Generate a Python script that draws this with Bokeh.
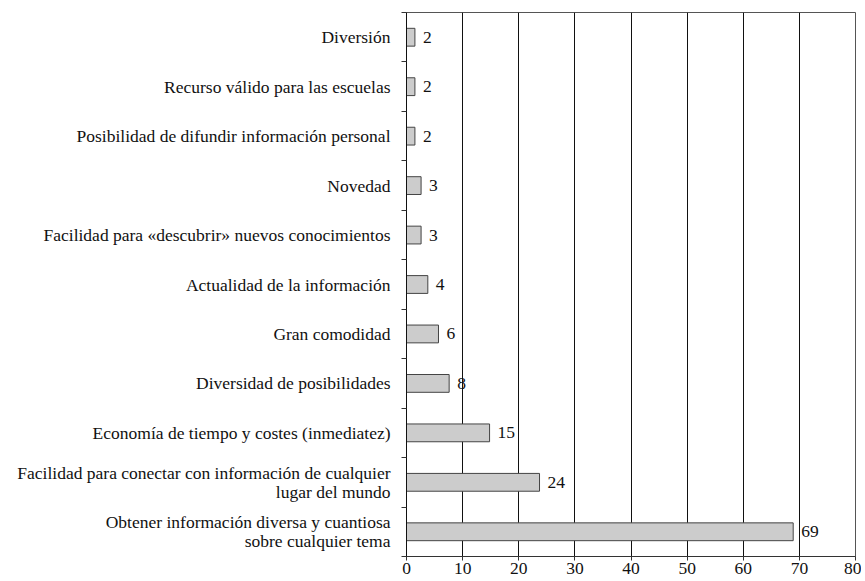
from bokeh.plotting import figure
from bokeh.models import FixedTicker, ColumnDataSource
from bokeh.embed import file_html
from bokeh.resources import INLINE

# top to bottom
categories = [
    "Diversión",
    "Recurso válido para las escuelas",
    "Posibilidad de difundir información personal",
    "Novedad",
    "Facilidad para «descubrir» nuevos conocimientos",
    "Actualidad de la información",
    "Gran comodidad",
    "Diversidad de posibilidades",
    "Economía de tiempo y costes (inmediatez)",
    "Facilidad para conectar con información de cualquier\nlugar del mundo",
    "Obtener información diversa y cuantiosa\nsobre cualquier tema",
]
values = [1.5, 1.5, 1.5, 2.6, 2.6, 3.8, 5.7, 7.6, 14.8, 23.7, 68.9]
value_labels = ["2", "2", "2", "3", "3", "4", "6", "8", "15", "24", "69"]
x_ticks = [0, 10, 20, 30, 40, 50, 60, 70, 80]

n = len(categories)
ypos = [n - i - 0.5 for i in range(n)]

src = ColumnDataSource(dict(y=ypos, v=values, lab=value_labels))

FONT = "Liberation Serif"
FS = "17.5px"

p = figure(frame_width=449, frame_height=544, x_range=(0, 80), y_range=(0, n),
           output_backend="svg", toolbar_location=None,
           min_border_left=406, min_border_right=6,
           min_border_top=12, min_border_bottom=24)

p.hbar(y="y", right="v", left=0, height=0.36, source=src,
       fill_color="#cccccc", line_color="#444444", line_width=1)
p.text(x="v", y="y", text="lab", source=src, x_offset=8,
       text_align="left", text_baseline="middle",
       text_font=FONT, text_font_size=FS, text_color="#111111")

# x axis
p.xaxis.ticker = FixedTicker(ticks=x_ticks)
p.xaxis.major_label_text_font = FONT
p.xaxis.major_label_text_font_size = FS
p.xaxis.major_label_text_color = "#111111"
p.xaxis.major_tick_out = 4
p.xaxis.major_tick_in = 0
p.xaxis.minor_tick_out = 0
p.xaxis.minor_tick_in = 0
p.xaxis.axis_line_color = "#333333"
p.xaxis.major_tick_line_color = "#333333"
p.xaxis.major_label_standoff = 2

# y axis: labels at category centres, small ticks at boundaries
p.yaxis.ticker = FixedTicker(ticks=ypos, minor_ticks=list(range(n + 1)))
p.yaxis.major_label_overrides = {y: c for y, c in zip(ypos, categories)}
p.yaxis.major_label_text_font = FONT
p.yaxis.major_label_text_font_size = FS
p.yaxis.major_label_text_color = "#111111"
p.yaxis.major_label_text_line_height = 0.95
p.yaxis.major_tick_out = 0
p.yaxis.major_tick_in = 0
p.yaxis.minor_tick_out = 5
p.yaxis.minor_tick_in = 0
p.yaxis.minor_tick_line_color = "#333333"
p.yaxis.axis_line_color = "#111111"
p.yaxis.major_label_standoff = 11

p.xgrid.ticker = FixedTicker(ticks=x_ticks)
p.xgrid.grid_line_color = "#111111"
p.xgrid.grid_line_alpha = 1.0
p.ygrid.grid_line_color = None

p.outline_line_color = "#555555"
p.outline_line_width = 1
p.background_fill_color = "white"
p.border_fill_color = "white"

open("out.html", "w").write(file_html(p, INLINE))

________________

[Goal of the exercise]:
Pictures stay out. Repeat only the lines from the beginning of the data through the line that has "from bokeh.resources import INLINE".

[Answer to the exercise]:
Generate a Python script that draws this with Bokeh.
from bokeh.plotting import figure
from bokeh.models import FixedTicker, ColumnDataSource
from bokeh.embed import file_html
from bokeh.resources import INLINE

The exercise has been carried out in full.